INSTRUCTIONS TO FOLLOW -
Repeat all of the material below exactly as written, images excluded.

DATA BLOCK -
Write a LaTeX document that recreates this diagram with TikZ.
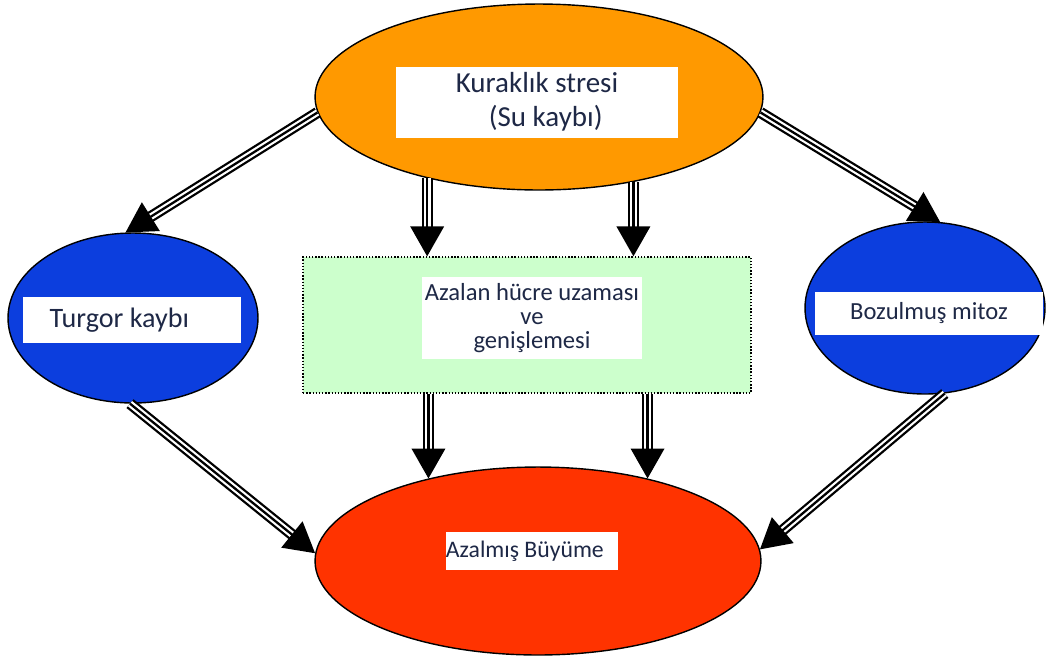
\documentclass[tikz,border=0pt]{standalone}
\usepackage{fontspec}
\setmainfont{Carlito}
\usetikzlibrary{shapes.geometric,arrows.meta}
\definecolor{stresorange}{RGB}{255,153,0}
\definecolor{kayipblue}{RGB}{12,62,222}
\definecolor{hucregreen}{RGB}{204,255,204}
\definecolor{buyumered}{RGB}{255,51,0}
\definecolor{yazi}{RGB}{30,40,70}
\begin{document}
\begin{tikzpicture}[x = 0.02cm, y = 0.02cm, line width = 0.8pt,
  oval/.style = {ellipse, draw = black, inner sep = 0pt},
  whitebox/.style = {fill = white, inner sep = 0pt, text = yazi, align = center},
  tri/.style = {line width = 1.3pt, -{Triangle[length = 17pt, width = 19pt]},
    preaction = {draw, -, line width = 6.4pt, shorten >= 12pt},
    preaction = {draw, -, white, line width = 3.8pt, shorten >= 12pt}}]
\useasboundingbox (0, 0) rectangle (1047, -657);
% shapes
\node[oval, fill = stresorange, minimum width = 8.96cm, minimum height = 3.72cm] (stres) at (539, -97) {};
\node[oval, fill = kayipblue, minimum width = 5cm, minimum height = 3.4cm] (turgor) at (133, -318) {};
\node[oval, fill = kayipblue, minimum width = 4.8cm, minimum height = 3.44cm] (mitoz) at (925, -308) {};
\node[draw = black, densely dotted, fill = hucregreen, inner sep = 0pt, minimum width = 8.96cm, minimum height = 2.72cm] (hucre) at (527, -325) {};
\node[oval, fill = buyumered, minimum width = 8.92cm, minimum height = 3.76cm] (buyume) at (538, -561) {};
% labels
\node[whitebox, minimum width = 5.64cm, minimum height = 1.42cm, font = \fontsize{16.5}{19.5}\selectfont] (stresT) at (537, -102) {Kuraklık stresi\\\hspace{0.6em}(Su kaybı)};
\node[whitebox, minimum width = 4.38cm, minimum height = 0.92cm, font = \fontsize{16}{19}\selectfont] (turgorT) at (132, -320) {Turgor kaybı\hspace{0.9em}};
\node[whitebox, minimum width = 4.58cm, minimum height = 0.86cm, font = \fontsize{14}{17}\selectfont] (mitozT) at (929, -313) {Bozulmuş mitoz};
\node[whitebox, minimum width = 4.42cm, minimum height = 1.64cm, font = \fontsize{14}{13.8}\selectfont] (hucreT) at (532, -318) {Azalan hücre uzaması\\ve\hspace{1.2em}\\genişlemesi\hspace{2.5em}};
\node[whitebox, minimum width = 3.42cm, minimum height = 0.76cm, font = \fontsize{13.5}{16}\selectfont] (buyumeT) at (532, -551) {Azalmış Büyüme\hspace{0.6em}};
% arrows
\draw[tri] (stres.184) -- (turgor.95);
\draw[tri] (stres.356) -- (mitoz.80);
\foreach \a in {216, 318}{\draw[tri] (stres.\a) -- (stres.\a |- hucre.north);}
\foreach \a in {143, 37}{\draw[tri] (buyume.\a |- hucre.south) -- (buyume.\a);}
\draw[tri] (turgor.268) -- (buyume.178);
\draw[tri] (mitoz.283) -- (buyume.3);
\end{tikzpicture}
\end{document}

RESPONSE FOR THIS EXERCISE -
Write a LaTeX document that recreates this diagram with TikZ.
\documentclass[tikz,border=0pt]{standalone}
\usepackage{fontspec}
\setmainfont{Carlito}
\usetikzlibrary{shapes.geometric,arrows.meta}
\definecolor{stresorange}{RGB}{255,153,0}
\definecolor{kayipblue}{RGB}{12,62,222}
\definecolor{hucregreen}{RGB}{204,255,204}
\definecolor{buyumered}{RGB}{255,51,0}
\definecolor{yazi}{RGB}{30,40,70}
\begin{document}
\begin{tikzpicture}[x = 0.02cm, y = 0.02cm, line width = 0.8pt,
  oval/.style = {ellipse, draw = black, inner sep = 0pt},
  whitebox/.style = {fill = white, inner sep = 0pt, text = yazi, align = center},
  tri/.style = {line width = 1.3pt, -{Triangle[length = 17pt, width = 19pt]},
    preaction = {draw, -, line width = 6.4pt, shorten >= 12pt},
    preaction = {draw, -, white, line width = 3.8pt, shorten >= 12pt}}]
\useasboundingbox (0, 0) rectangle (1047, -657);
% shapes
\node[oval, fill = stresorange, minimum width = 8.96cm, minimum height = 3.72cm] (stres) at (539, -97) {};
\node[oval, fill = kayipblue, minimum width = 5cm, minimum height = 3.4cm] (turgor) at (133, -318) {};
\node[oval, fill = kayipblue, minimum width = 4.8cm, minimum height = 3.44cm] (mitoz) at (925, -308) {};
\node[draw = black, densely dotted, fill = hucregreen, inner sep = 0pt, minimum width = 8.96cm, minimum height = 2.72cm] (hucre) at (527, -325) {};
\node[oval, fill = buyumered, minimum width = 8.92cm, minimum height = 3.76cm] (buyume) at (538, -561) {};
% labels
\node[whitebox, minimum width = 5.64cm, minimum height = 1.42cm, font = \fontsize{16.5}{19.5}\selectfont] (stresT) at (537, -102) {Kuraklık stresi\\\hspace{0.6em}(Su kaybı)};
\node[whitebox, minimum width = 4.38cm, minimum height = 0.92cm, font = \fontsize{16}{19}\selectfont] (turgorT) at (132, -320) {Turgor kaybı\hspace{0.9em}};
\node[whitebox, minimum width = 4.58cm, minimum height = 0.86cm, font = \fontsize{14}{17}\selectfont] (mitozT) at (929, -313) {Bozulmuş mitoz};
\node[whitebox, minimum width = 4.42cm, minimum height = 1.64cm, font = \fontsize{14}{13.8}\selectfont] (hucreT) at (532, -318) {Azalan hücre uzaması\\ve\hspace{1.2em}\\genişlemesi\hspace{2.5em}};
\node[whitebox, minimum width = 3.42cm, minimum height = 0.76cm, font = \fontsize{13.5}{16}\selectfont] (buyumeT) at (532, -551) {Azalmış Büyüme\hspace{0.6em}};
% arrows
\draw[tri] (stres.184) -- (turgor.95);
\draw[tri] (stres.356) -- (mitoz.80);
\foreach \a in {216, 318}{\draw[tri] (stres.\a) -- (stres.\a |- hucre.north);}
\foreach \a in {143, 37}{\draw[tri] (buyume.\a |- hucre.south) -- (buyume.\a);}
\draw[tri] (turgor.268) -- (buyume.178);
\draw[tri] (mitoz.283) -- (buyume.3);
\end{tikzpicture}
\end{document}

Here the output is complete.